Along with the second derivatives, they could also involve the first derivatives. Techniques here are a little more sophisticated.

~Certain higher order diff. eqs. (with derivatives higher than two) are also covered. Also, systems of differential equations are studied. This requires much knowledge of matrices & how to work with them.

~More advanced types involve partial derivatives (covered in calculus III) and are necessary for the analysis of sound waves, water waves, and related acoustics (i.e., music).

~The techniques for solving partial differential eqs. are quite involved and much calculus background is necessary.

~One of the most interesting techniques for solving many of the basic types is by the use of Laplace Transformations. In simple terms, it transforms a calculus differential eq into an algebraic equation with no calculus. It is then solved in the algebra world then transformed back (using inverse Laplace Transformations) to the calculus world where the solution is given. (Many a calculus student would like that to happen to all of their calculus problems)

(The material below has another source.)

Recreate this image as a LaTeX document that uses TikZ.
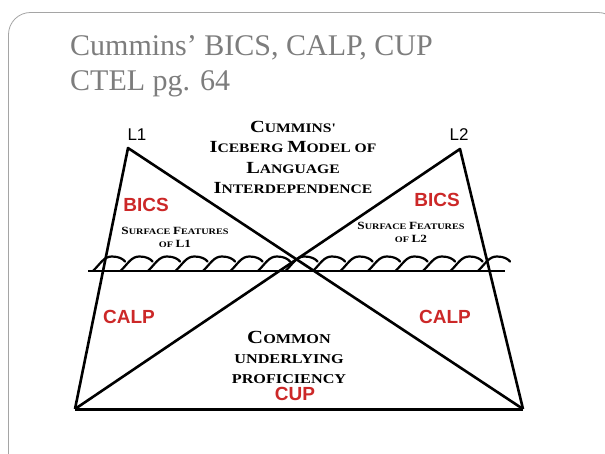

~Another interesting technique for the second order type is by the use of series (covered in calculus II). These are referred to as series solutions. The technique can be very long and involved but is a great application of series.

~In my opinion, one of the most interesting situations encountered in differential equations is the analogy between the simple LRC electrical circuits and the mechanical system counterparts. These occur in the study of the second order linear types with constant coefficients. Let me give you a brief description.

~The differential equation for the electrical system is
Ld²q/dt² +Rdq/dt +(1/c)q = E(t),
where q=charge (coulombs), c=capacitance (farads), dq/dt=current (amps), R=resistance (ohms), d²q/dt²=rate of change in current, L=inductance (henries) and E(t) is the total electromotive force of the circuit (volts).

~ In the mechanical system, we have an object moving through a medium and has a very similar type of differential equation looking like this:
Md²y/dt² + Rdy/dt +ky=F(t),
where d²y/dt²=acceleration, M=mass of the object (weight/g), dy/dt=velocily, R=resistance (proportional to the velocity), y=displacement, K=constant (proportional to the distance y traveled) (for a spring, it's Hooke's constant) and F(t) is total force acting on the system.

~One can therefore model a mechanical system using the similar electrical system and predict behavior quite nicely. Since the differential equations of both systems are quite alike, their solutions will be also. A very interesting analogy.

~A course in differential equations is usually not required for math majors (depending on the school). It certainly would be at MIT or Cal.Tech., since it is vital to most engineering programs.